His is currently a consultant to a number of organizations and his current interests are in solidification behavior of welds, welding of intermetallic alloys, phase stability, process modeling and residual stresses in weldments.
He has contributed to over 350 papers in the fields of solidification and welding metallurgy and is the editor of eight international conference proceedings. He serves on several national committees of professional societies and industrial advisory board.
Abstract:A master welder uses sensory perceptions such as touch, sight and hearing to evaluate the process and take the necessary corrective measures. Success depends on intuition and skills and the procedure is labor intensive and frequently unreliable. The ultimate goal of intelligence weld manufacturing would involve sensing and control of heat source position, weld temperature, weld penetration, defect formation and the ultimately control of microstructure and properties. This involves a solution to a problem with many highly coupled and nonlinear variables. The trend is to use an imaging tool known as intelligent control. This approach enables the user to choose a desirable end factor such as properties, defect control or productivity instead of process parameters such as current voltage or speed to provide for appropriate control of the process. Important elements of integrated manufacturing are sensing and control theory and design, process modeling, and artificial intelligence. Significant progresses are been made in all these areas.

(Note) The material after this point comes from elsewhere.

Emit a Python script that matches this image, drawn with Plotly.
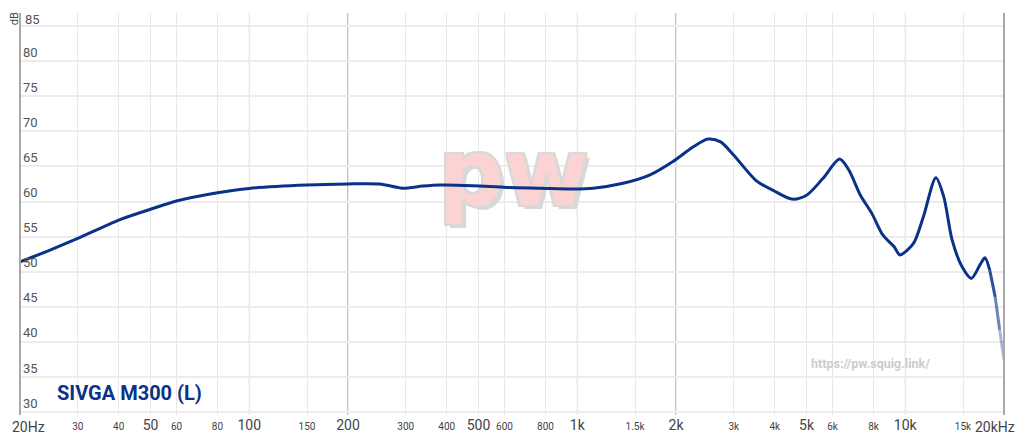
import plotly.graph_objects as go
import numpy as np

# Frequency response
freq_hz = [20, 25, 30, 40, 50, 60, 80, 100, 150, 200, 250, 293, 338, 381, 481, 609, 770, 971,
           1117, 1379, 1667, 1958, 2259, 2504, 2735, 3000, 3525, 3955, 4508, 5000, 5613, 6307,
           6730, 7300, 7900, 8550, 9250, 9630, 10580, 11350, 12400, 13100, 13900, 14900, 15900,
           17000, 17500, 18100, 18800, 19400, 20000]
spl_db = [51.4, 53.2, 54.75, 57.36, 58.9, 60.07, 61.25, 61.87, 62.35, 62.5, 62.5, 61.9, 62.2, 62.35,
          62.26, 62.0, 61.9, 61.8, 61.9, 62.6, 63.8, 65.7, 67.8, 68.9, 68.5, 66.6, 62.9, 61.6,
          60.35, 60.9, 63.3, 66.05, 64.5, 60.9, 58.35, 55.2, 53.55, 52.4, 54.0, 57.8, 63.4, 60.7,
          54.5, 50.7, 49.05, 51.2, 52.0, 50.2, 46.4, 41.7, 37.5]

series_name = "SIVGA M300 (L)"

x_tick_vals = [20, 30, 40, 50, 60, 80, 100, 150, 200, 300, 400, 500, 600, 800, 1000, 1500,
               2000, 3000, 4000, 5000, 6000, 8000, 10000, 15000, 20000]
x_tick_labels = ["20Hz", "30", "40", "50", "60", "80", "100", "150", "200", "300", "400", "500",
                 "600", "800", "1k", "1.5k", "2k", "3k", "4k", "5k", "6k", "8k", "10k", "15k", "20kHz"]
x_major_labels = ["20Hz", "50", "100", "200", "500", "1k", "2k", "5k", "10k", "20kHz"]
x_edge_labels = ["20Hz", "20kHz"]
x_medium_lines = [50, 100, 500, 1000, 5000, 10000]
x_dark_lines = [200, 2000]
y_tick_vals = [30, 35, 40, 45, 50, 55, 60, 65, 70, 75, 80, 85]
y_tick_labels = ["30", "35", "40", "45", "50", "55", "60", "65", "70", "75", "80", "85"]

LINE = "#0b3289"

ticktext = []
for t in x_tick_labels:
    if t in x_edge_labels:
        ticktext.append("")
    elif t in x_major_labels:
        ticktext.append(f"<span style='font-size:14px'>{t}</span>")
    else:
        ticktext.append(f"<span style='font-size:10px'>{t}</span>")
y_ticktext = [t if t != y_tick_labels[-1] else "" for t in y_tick_labels]

fig = go.Figure()

# watermark (drawn first so it sits under the curve)
fig.add_trace(go.Scatter(
    x=[640], y=[62.8], mode="text", text=["pw"], hoverinfo="skip", showlegend=False,
    textfont=dict(family="DejaVu Sans", size=92, color="#fcd3d3", weight="bold",
                  shadow="2px 2px 0 #d8d8d8, -2px -2px 0 #d8d8d8, 2px -2px 0 #d8d8d8, -2px 2px 0 #d8d8d8, 4px 4px 0 #d8d8d8"),
))

# main curve, tail fades out
n = len(freq_hz)
fade_start = n - 4
fig.add_trace(go.Scatter(
    x=freq_hz[:fade_start + 1], y=spl_db[:fade_start + 1], mode="lines",
    line=dict(color=LINE, width=3, shape="spline", smoothing=0.8),
    showlegend=False, hoverinfo="skip"))
alphas = [0.85, 0.6, 0.35]
for i, a in zip(range(fade_start, n - 1), alphas):
    fig.add_trace(go.Scatter(
        x=freq_hz[i:i + 2], y=spl_db[i:i + 2], mode="lines",
        line=dict(color=f"rgba(11,50,137,{a})", width=3),
        showlegend=False, hoverinfo="skip"))

shapes = []
for v in x_medium_lines:
    shapes.append(dict(type="line", xref="x", yref="paper", x0=v, x1=v, y0=0, y1=1,
                       line=dict(color="#d6d6d6", width=1), layer="below"))
for v in x_dark_lines:
    shapes.append(dict(type="line", xref="x", yref="paper", x0=v, x1=v, y0=0, y1=1,
                       line=dict(color="#b4b4b4", width=1.5), layer="below"))
# left axis and right border
shapes.append(dict(type="line", xref="paper", yref="paper", x0=0, x1=0, y0=0, y1=1,
                   line=dict(color="#aaaaaa", width=2)))
shapes.append(dict(type="line", xref="paper", yref="paper", x0=1, x1=1, y0=0, y1=1,
                   line=dict(color="#aaaaaa", width=2)))

annotations = [
    dict(text="<b>" + series_name + "</b>", xref="paper", yref="paper", x=0.0356, y=0.055,
         xanchor="left", yanchor="middle", showarrow=False,
         font=dict(size=20, color=LINE, family="Roboto")),
    dict(text="<b>https://pw.squig.link/</b>", xref="paper", yref="paper", x=0.864, y=0.128,
         xanchor="center", yanchor="middle", showarrow=False,
         font=dict(size=12.5, color="#cccccc", family="Roboto")),
    dict(text="dB", xref="paper", yref="paper", x=-0.0058, y=0.985, textangle=-90,
         xanchor="center", yanchor="middle", showarrow=False,
         font=dict(size=11, color="#444", family="Roboto")),
    dict(text=x_edge_labels[0], xref="paper", yref="paper", x=-0.0102, y=-0.03,
         xanchor="left", yanchor="middle", showarrow=False,
         font=dict(size=14, color="#444", family="Roboto")),
    dict(text=x_edge_labels[1], xref="paper", yref="paper", x=1.0132, y=-0.03,
         xanchor="right", yanchor="middle", showarrow=False,
         font=dict(size=14, color="#444", family="Roboto")),
    dict(text=y_tick_labels[-1], xref="paper", yref="paper", x=0.003, y=0.9826,
         xanchor="left", yanchor="middle", showarrow=False,
         font=dict(size=13, color="#555", family="Roboto")),
]

fig.update_layout(
    width=1016, height=435,
    margin=dict(l=12, r=20, t=5, b=28, autoexpand=False),
    paper_bgcolor="white", plot_bgcolor="white",
    font=dict(family="Roboto", color="#444"),
    shapes=shapes,
    xaxis=dict(type="log", range=[np.log10(20), np.log10(20000)],
               tickvals=x_tick_vals, ticktext=ticktext, automargin=False,
               showgrid=True, gridcolor="#e8e8e8", gridwidth=1,
               showline=False, zeroline=False, ticks="", ticklen=0,
               tickfont=dict(size=14, color="#444", family="Roboto")),
    yaxis=dict(range=[29.6, 86.85], tickvals=y_tick_vals, ticktext=y_ticktext, automargin=False,
               showgrid=True, gridcolor="#ececec", gridwidth=2,
               showline=False, zeroline=False, ticks="",
               ticklabelposition="inside top",
               tickfont=dict(size=13, color="#555", family="Roboto")),
    annotations=annotations,
)

fig.write_html("out.html")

Integrated computational welding is an emerging field that will aid in the realization of integrated weld manufacturing. Work is underway at Oak Ridge National Laboratory, University of Kentucky and other institutions in the world to develop such an integrated computational model. The presentation will discuss the progress in process modeling and the importance of integrated computational welding engineering.